The Death of the INF Treaty Has Given Birth to New Missile Possibilities

Steven Pifer

The Intermediate-Range Nuclear Forces (INF) Treaty came to an end in August. The United States and Russia no longer are barred from developing and deploying land-based, intermediate-range missiles, and the Pentagon apparently aims to deploy such missiles in Europe and Asia.

The INF Treaty Is Finished

The INF Treaty, signed in 1987 by Ronald Reagan and Mikhail Gorbachev, prohibited the United States and Soviet Union (later Russia) from testing or possessing land-based ballistic or cruise missiles with ranges between five hundred and fifty-five hundred kilometers. Unfortunately, Russia violated the treaty by testing and deploying the 9M729, a prohibited land-based, intermediate-range cruise missile.

The United States and its European allies could have done considerably more to try to persuade the Kremlin to return to compliance, but it is now too late. The INF Treaty is dead.

Missiles for Europe

The Pentagon is planning or developing four land-based missile systems that would have contravened the INF Treaty’s limits. Two seem intended mainly for European contingencies, as the Army seeks long-range, precision conventional fires to strike targets such as communication nodes, second-echelon forces and anti-access/area denial capabilities (A2AD) out to a range of one thousand kilometers.
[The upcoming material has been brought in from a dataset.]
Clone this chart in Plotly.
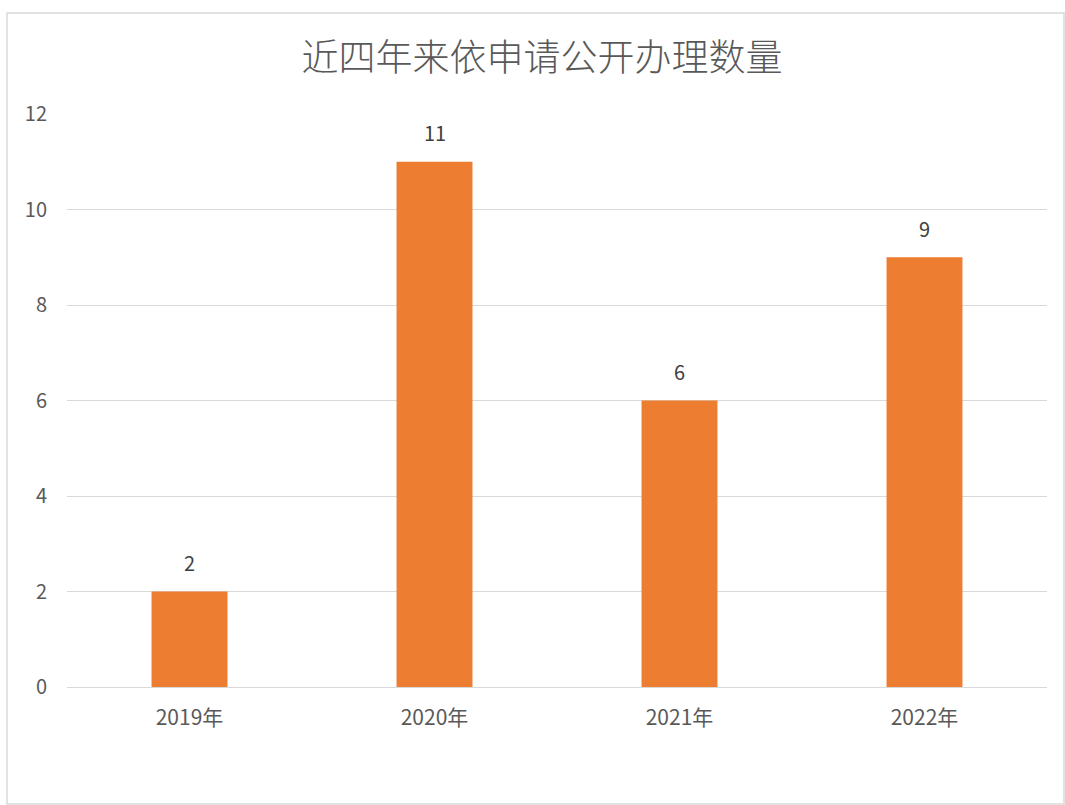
import plotly.graph_objects as go

categories = ["2019年", "2020年", "2021年", "2022年"]
values = [2, 11, 6, 9]
title_text = "近四年来依申请公开办理数量"

FONT = "Noto Sans CJK SC, Noto Sans, sans-serif"

fig = go.Figure(go.Bar(
    x=categories, y=values,
    marker=dict(color="#ED7D31", line=dict(width=0)),
    width=0.31,
    cliponaxis=False,
    hoverinfo="x+y",
))

annotations = [
    dict(x=c, y=v, xref="x", yref="y", text=str(v), showarrow=False,
         yanchor="middle", xanchor="center", yshift=29,
         font=dict(size=20, color="#404040", family=FONT))
    for c, v in zip(categories, values)
]

fig.update_layout(
    width=1065, height=805,
    margin=dict(l=67, r=18, t=114, b=118),
    paper_bgcolor="white", plot_bgcolor="white",
    title=dict(text=title_text, x=542/1065, xanchor="center", y=1 - 58/805, yanchor="middle",
               font=dict(size=37, color="#595959", family=FONT, weight=300)),
    font=dict(family=FONT, color="#595959", size=20),
    showlegend=False,
    annotations=annotations,
    xaxis=dict(showgrid=False, showline=True, linecolor="#D9D9D9", linewidth=1,
               ticks="", tickfont=dict(size=21, color="#595959"), ticklabelstandoff=12),
    yaxis=dict(range=[0, 12], dtick=2, showgrid=True, gridcolor="#D9D9D9", gridwidth=1,
               zeroline=False, showline=False, ticks="", tickfont=dict(size=20, color="#595959"),
               ticklabelstandoff=19),
    shapes=[dict(type="rect", xref="paper", yref="paper",
                 x0=-60/980, x1=(1064-67)/980, y0=-117/573, y1=(687-13)/573,
                 line=dict(color="#D9D9D9", width=1.5), fillcolor="rgba(0,0,0,0)", layer="below")],
)

fig.write_html("out.html")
The Precision Strike Missile (PrSM) will replace the Army Tactical Missile System (ATACMS). ATACMS has a range of three hundred kilometers, while the PrSM originally was planned with a range of just less than five hundred kilometers—the INF Treaty’s lower limit. The Army will now likely extend the PrSM’s range; one report has suggested that the range could increase to seven hundred kilometers.